Novare IP Capital Preserver FoF comment - Mar 15 - Fund Manager Comment22 Jun 2015
The domestic economy started the year on a poor note that was exasperated by continued electricity supply disruptions from the troubled utility provider, Eskom. Manufacturing and mining activity data that was released for January showed sharp contractions over a year-on-year basis and the formal sector's employment numbers for the final quarter of 2014 looked weak as the manufacturing sector contributed the most to job losses over the year. Eskom lost a further vote of confidence when key executives were placed on suspension. The global credit rating agency, Standard & Poor's, responded by cutting Eskom's credit rating from investment grade to junk level. Standard & Poor's did reaffirm South Africa's sovereign credit rating and noted that it is not due to be cut within the next 24 months.
The strong dollar had an adverse effect on commodity prices, which in turn led resource-orientated share prices materially lower during the month. The resources sector declined by 8.5% and together with the industrial sector's 0.5% loss, they led the FTSE/JSE All Share Index 1.3% lower. Financial shares gained 2.3% on the back of buoyant earnings from the local banks. The key event for the month was the sharp depreciation in the rand against the dollar. Expectations of an earlier US interest rate hike sent the rand through the R12/dollar level to a mid-month high of R12.53 before it settled back to close the month at R12.13.

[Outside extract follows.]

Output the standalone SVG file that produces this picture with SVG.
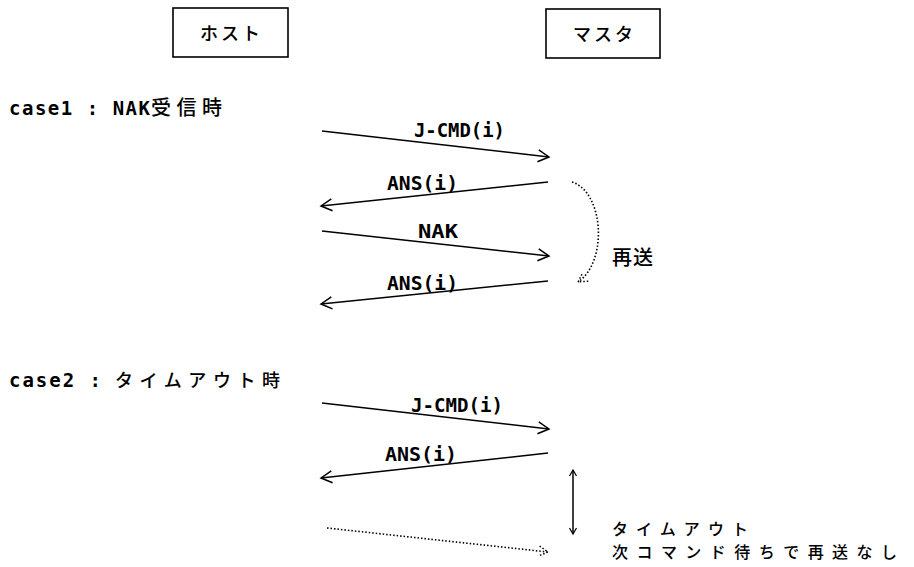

The Reserve Bank's Monetary Policy Committee left interest rates unchanged at their meeting this month, but the Governor's rhetoric became decidedly more hawkish. His inflation forecasts were revised higher to make provision for higher petrol, electricity, food and imported goods prices. Consumer price inflation probably reached a bottom for this cycle in February with the headline number dropping from 4.4% in January to 3.9%. The outcome was, however, higher than expected and core inflation numbers remained sticky. The All Bond Index lost 0.5% during the month as foreigners were net sellers for the second month in a row. Listed property ignored higher bond yields and the sector rose by 2.6%.